Timothy A. Clary | AFP | Getty Images
The Trump administration’s widening trade war will raise prices for U.S. consumers, but it won’t bring back many manufacturing jobs that have moved overseas.
That’s what more than 800 companies said in a survey released Thursday by IHS Markit, a London-based economics research firm.
When the administration ramped up tariffs in July, President Donald Trump insisted the higher duties would encourage U.S. manufacturers to bring overseas jobs back home.
Instead, more than 4 in 10 companies surveyed said they plan to raise prices to offset the higher cost of production. Just 1 in 10 said they plan to reduce the share of total output produced outside the U.S. Roughly the same number said the tariffs would encourage them to move more jobs offshore.
Trump has touted occasional announcements of U.S. job creation as proof that his strategy is working. On Wednesday, he cited a steelmaker’s plan to create 600 new jobs.
But those gains would be dwarfed by news earlier in the week that General Motors planned to cut some 14,000 jobs in a widespread restructuring forced in part by fading sales growth. Though the company did not specifically cite Trump administration tariffs, U.S. automakers have been hit hard by the rise in steel prices brought by higher U.S. duties on imported steel.
Though many companies have tried to hold the line on price increases, the cost of higher tariffs will eventually be borne by consumers. One recent study estimated the economic impact of lost wages and higher prices at $2,400 per household in 2019.

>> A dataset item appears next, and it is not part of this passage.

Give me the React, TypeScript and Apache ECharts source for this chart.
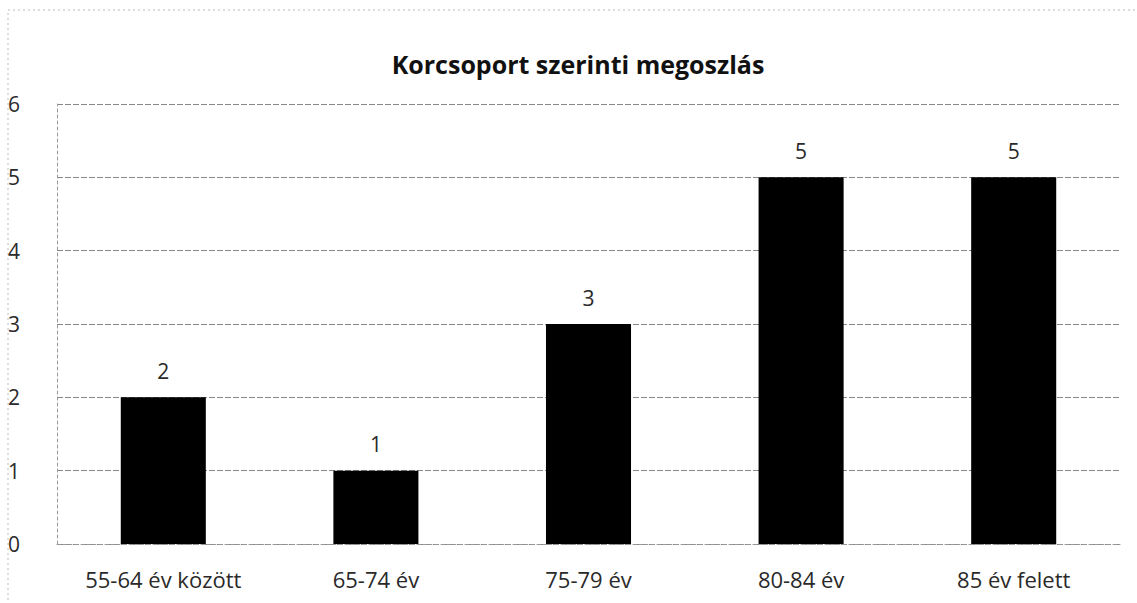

Citing unfair trade practices, Trump imposed 10 percent tariffs on $200 billion of Chinese imports in September. China retaliated by imposing taxes on $60 billion worth of U.S. goods.
The U.S. duties are set to increase to 25 percent in January. Trump has also threatened to impose duties on $267 billion more of goods if Beijing does not meet his demands. That would expand U.S. tariffs to almost all of China’s exports to the U.S.
When Trump first sparked global trade tensions with major U.S. trading partners in July, U.S. businesses had hoped the disputes would be resolved quickly. But while the U.S., Canada and Mexico are set to sign an updated trade deal on Friday, negotiations with China have shown little progress.
Just days ahead of a meeting with Chinese President Xi Jinping in Argentina, Trump said Monday he expected to move ahead with raising tariffs on $200 billion in Chinese imports to 25 percent from the current 10 percent and repeated his threat to slap tariffs on all remaining imports from China.
Trump told The Wall Street Journal it was “highly unlikely” he would accept China’s request to hold off on the increase, which is due to take effect on Jan. 1.
“The only deal would be China has to open up their country to competition from the United States,” Trump told the Journal. “As far as other countries are concerned, that’s up to them.”
Trump, who is due to meet Xi at a G-20 summit in Buenos Aires this weekend, said that if negotiations were unsuccessful, he would also put tariffs on the rest of Chinese imports.
“If we don’t make a deal, then I’m going to put the $267 billion additional on,” at a tariff rate of either 10 percent or 25 percent, Trump told the Journal.
As Chinese tariffs take a bigger bite out of profits, U.S. manufacturers with operations there are scrambling to find alternatives. But few are moving those operations back home, according to a separate survey in October by the American Chamber of Commerce in South China.
Instead, more than 70 percent of U.S. firms operating in southern China are putting off further investment there and moving some or all of their manufacturing to other countries. Sixty-four percent of the more than 400 companies surveyed said they were considering relocating production lines to outside of China, but only 1 percent said they had any plans to establish manufacturing bases in North America.
Nearly half the companies surveyed also said there had been an increase in non-tariff barriers, including increased bureaucratic oversight and slower customs clearance. Analysts have warned of such a risk to U.S. firms as China is increasingly unable to match U.S. measures on a dollar-for-dollar basis.
Chinese manufacturers are also getting squeezed by the trade war. Profit growth among China’s industrial companies slowed for a sixth straight month in October as sales growth continued to slow.